The Absolute Sovereignty of Women to Control Their Lives

Cross-posted with permission from Madama Ambi 

I liked Melissa Harris-Lacewell’s take on Sharron Angle’s "let God take care of it" position re no abortion for rape/incest victims as she stated it last night on The Rachel Maddow Show.  Harris-Lacewell said:  I’m a person of faith & I like the idea that god can help, but we can’t leave EVERYTHING up to god.  We have to solve these problems at OUR level with OUR knowledge (my paraphrasing & my refusal to capitalize the "g"). 
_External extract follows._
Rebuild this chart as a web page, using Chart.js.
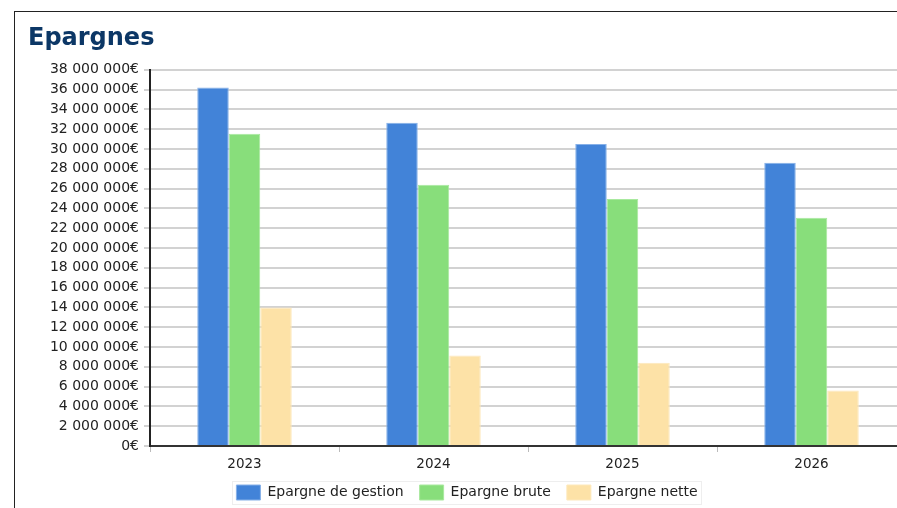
<!DOCTYPE html>
<html>
<head>
<meta charset="utf-8">
<script src="https://cdn.jsdelivr.net/npm/chart.js@4.4.1/dist/chart.umd.min.js"></script>
<style>
  html, body { margin: 0; padding: 0; background: #fff; overflow: hidden; width: 897px; height: 508px; }
  #frame { position: absolute; left: 14px; top: 11px; border-top: 1px solid #222; border-left: 1px solid #222; width: 900px; height: 500px; }
  #c { display: block; }
</style>
</head>
<body>
<div id="frame"><canvas id="c" width="900" height="500" style="width:900px;height:500px"></canvas></div>
<script>
const categories = ['2023', '2024', '2025', '2026'];
const epargneGestion = [36200000, 32650000, 30500000, 28600000];
const epargneBrute = [31550000, 26400000, 24950000, 23050000];
const epargneNette = [13980000, 9150000, 8400000, 5600000];
const seriesLabels = ['Epargne de gestion', 'Epargne brute', 'Epargne nette'];
const yMin = 0, yMax = 38000000, yStep = 2000000;

function fmtEuro(v) {
  return String(Math.round(v)).replace(/\B(?=(\d{3})+(?!\d))/g, ' ') + '€';
}

const FONT = "'DejaVu Sans', sans-serif";

const legendBorder = {
  id: 'legendBorder',
  afterDraw(chart) {
    const lg = chart.legend;
    if (!lg || !lg.legendHitBoxes || !lg.legendHitBoxes.length) return;
    const hb = lg.legendHitBoxes;
    const left = hb[0].left - 4;
    const right = hb[hb.length - 1].left + hb[hb.length - 1].width + 4;
    const top = Math.min(...hb.map(h => h.top)) - 4;
    const bottom = Math.max(...hb.map(h => h.top + h.height)) + 4;
    const ctx = chart.ctx;
    ctx.save();
    ctx.strokeStyle = '#eeeeee';
    ctx.lineWidth = 1;
    ctx.strokeRect(Math.round(left) + 0.5, Math.round(top) + 0.5, Math.round(right - left), Math.round(bottom - top));
    ctx.restore();
  }
};

new Chart(document.getElementById('c'), {
  type: 'bar',
  data: {
    labels: categories,
    datasets: [
      { label: seriesLabels[0], data: epargneGestion, backgroundColor: '#4283d8', borderColor: '#86b0e8', borderWidth: 1 },
      { label: seriesLabels[1], data: epargneBrute, backgroundColor: '#88de7b', borderColor: '#a8e99e', borderWidth: 1 },
      { label: seriesLabels[2], data: epargneNette, backgroundColor: '#fde2a7', borderColor: '#fde8bb', borderWidth: 1 }
    ]
  },
  options: {
    responsive: false,
    animation: false,
    devicePixelRatio: 1,
    layout: { padding: { left: 13, right: 9, top: 0, bottom: 2 } },
    datasets: { bar: { categoryPercentage: 0.5, barPercentage: 1.0 } },
    plugins: {
      title: {
        display: true, text: 'Epargnes', align: 'start', color: '#0c3766',
        font: { family: FONT, size: 24, weight: 'bold' },
        padding: { top: 12, bottom: 17 }
      },
      legend: {
        position: 'bottom',
        labels: {
          font: { family: FONT, size: 14 }, color: '#222',
          boxWidth: 24, boxHeight: 15, padding: 16
        }
      },
      tooltip: { enabled: false }
    },
    scales: {
      x: {
        grid: { display: true, drawOnChartArea: false, offset: true, tickLength: 6, color: '#bbbbbb', lineWidth: 1 },
        border: { display: true, color: '#333', width: 2 },
        ticks: { font: { family: FONT, size: 13.5 }, color: '#222', padding: 4 },
        afterFit(s) { s.height = 23; }
      },
      y: {
        min: yMin, max: yMax,
        grid: { color: '#d2d2d2', lineWidth: 2, tickLength: 6 },
        border: { display: true, color: '#222', width: 2 },
        ticks: { stepSize: yStep, autoSkip: false, font: { family: FONT, size: 14 }, color: '#222', padding: 5, callback: v => fmtEuro(v) },
        afterFit(s) { s.width = 122; }
      }
    }
  },
  plugins: [legendBorder]
});
</script>
</body>
</html>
OTOH, the Sharron Angles of the world could argue that by providing adoption counseling, helping girls/women avoid the "trauma" of abortion, teaching abstinence etc., that THEY ARE taking steps to solve the problem in accordance with what god really wants, which is that humans shouldn’t monkey around with the life processes HE deemed best.  So, actually, this is a very easy stance to rebut.  Recently I saw a report about the women in Congo who have been repeatedly raped, given birth to the children of their rapists and remain "hopeful."  This reminds me of "been down so long looks like up to me."  And I’ve known pregnant teens who will never admit that having a baby at age 13 or 14 or 15 was not only a short trip to poverty but also unfair to their children.  Here’s how the Angle interpretation of this would get spun: see, sometimes god has to knock you down in order to pull you up again…

Pro-abortion, pro-comprehensive reproductive health care/comprehensive sex-ed activists can’t win arguments relying on value judgments about quality of life.  You just can’t persuade a "god knows best" person to look at socioeconomic or psychosocial data.  IMO, the bottom line is the absolute sovereignty of a woman over her body.  This applies not only to abortion, but also to all kinds of sexual exploitation, trafficking, enslavement, prohibitions against where she can go (to a job or to school, or out and about without a male relative, etc.), and in the U.S. this goes to the question of what law enforcement and community education OWE women in order to ensure that we can move around safely in the world, at night even.

No, as I think more and more about it, arguing these issues HAS to be based on the ABSOLUTE SOVEREIGNTY of WOMEN to control their lives.  Period.  Bowing to piecemeal or incremental debates weakens our ability to INSIST on the human rights of all women.

When feminists/womanists conceive of our work as activists for human rights, will it be more evident, both to the world and to ourselves, that we are all really on the same page?  And will it push this agenda more into the foreground of the human rights agendas of other organizations such as Human Rights Watch and Amnesty International or the government of the United States?  And how about the preponderance of young black men in prison and the rights of gay/lesbian/transgender/transsexual people?  And how about the human rights of children?  Will it be less possible for "wedge" issues to sink our ship and our spirit and our solidarity?  Will it make prioritizing our agenda an easier job?